Be aware, you can red line this yourself, send it over to your attorney, have them give you the blessing and say, hey, we are good to go, fantastic. Or I would change the comma here, the wherefore there, and the who is here and who am I concerned over there. You can do your own red lines, just send it to the attorney.
What is this red line thing? It is your changes, it is your modifications. It is what you want to see different. You can pretty much red line anything you want. There may be a provision in there that says that they get to keep everything that is in the bank and you are thinking, no, I am walking away with my money. There may be a provision in there that says that we are going to close in ninety days. You are thinking, nope, I want to close in forty-five.
Be aware that when you do an LOI, people try to space out the terms as long as they can to buy themselves as much time to sometimes find funding. This happens in all industries, all services, with private equity, with private investors. Sometimes you do not care. I am not in any big hurry to sell my business. Sometimes you are up against a deadline. It could be tax considerations. You could say, absolutely not. There is no way I am going for ninety days. We are going to do this in sixty. I got other offers.
Sometimes you may get an LOI from a company, it falls apart, and you like some of the provisions that they had. You could probably add them into the LOI and then have the attorney bless it and say, hey, I like this, or I do not like this.
There have been times where I have looked at LOIs and I have sent them over to the attorney with my notes. They have said, Scott, I like it. That is wacky, that is zany, do not put that in there. Or they say, hey, Scott, that is absolutely brilliant. I would have never thought of that. It goes both ways. Or they say, yeah, that is standard, that is standard, that is standard.

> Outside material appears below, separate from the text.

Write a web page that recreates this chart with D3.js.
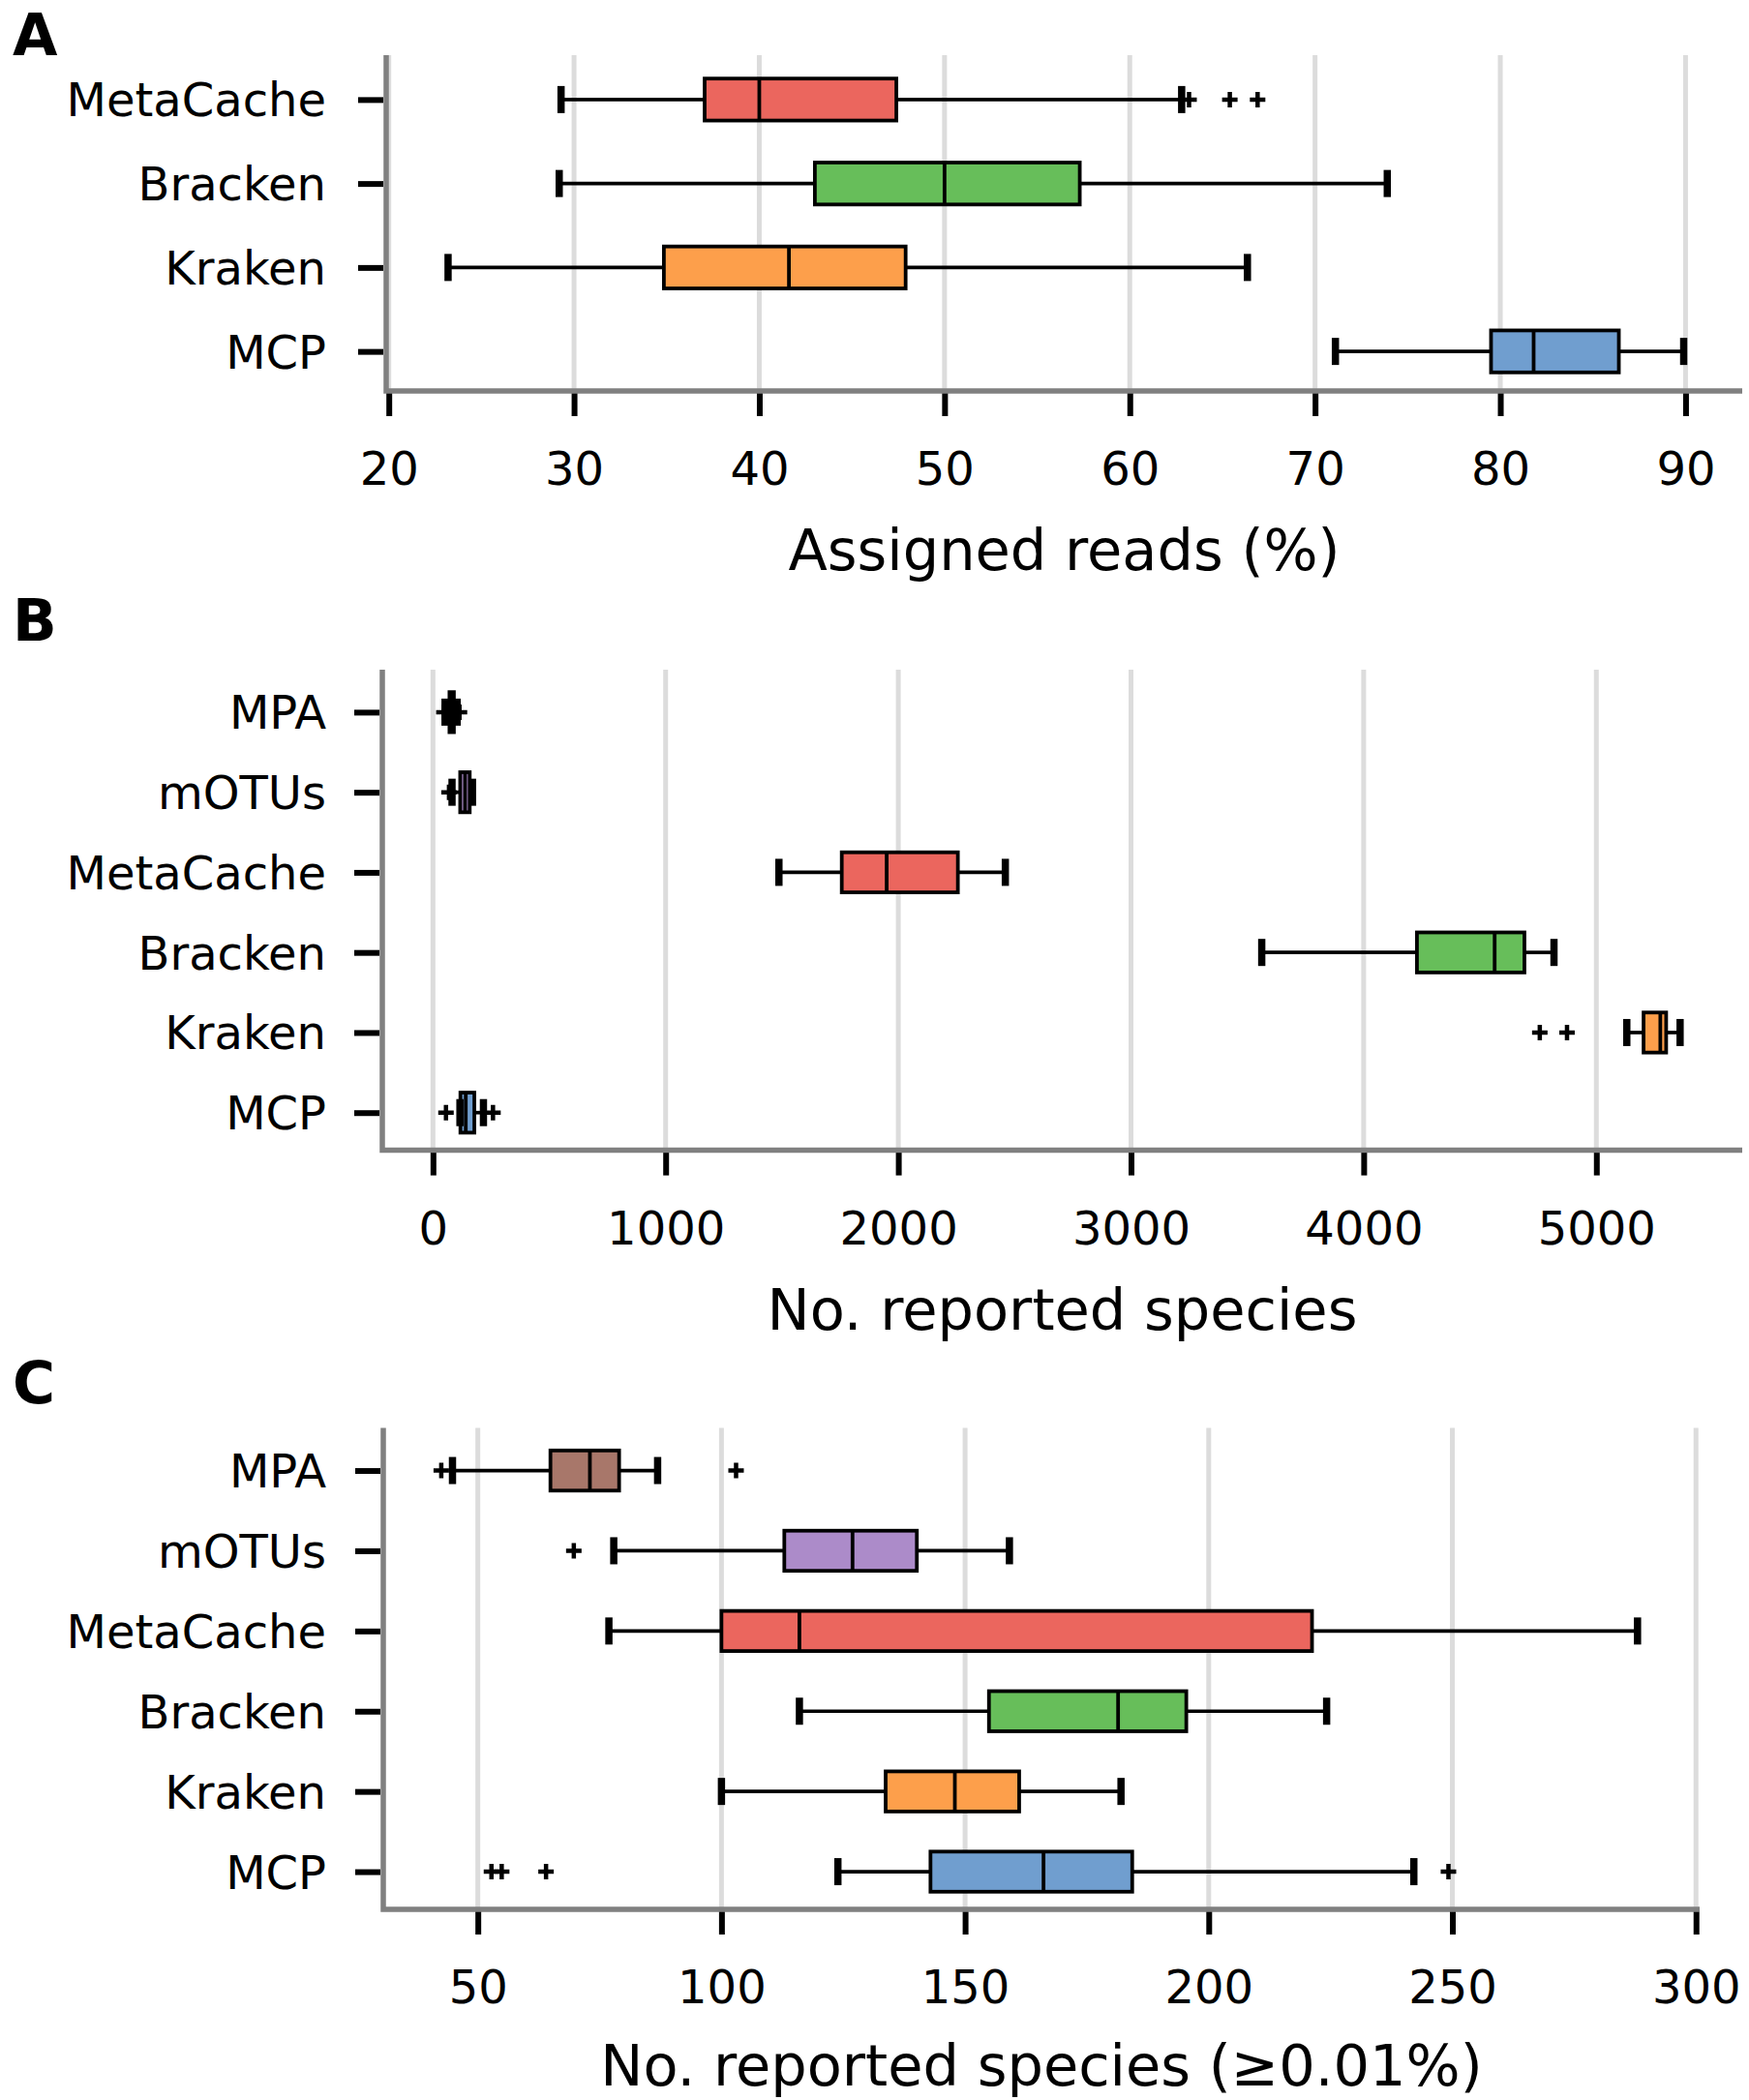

It is your role and responsibility to red line what you do not like from the very beginning. It is a negotiation. Sometimes we butt heads on red lines and you got to really decide, is this a mountain? Is it all the way up here? Or is it a mole hill that you really do not care about? There are things in contracts that are going to hold you up and it is just going to rake in a bunch of attorney fees. There are going to be ten things that you absolutely positively should red line.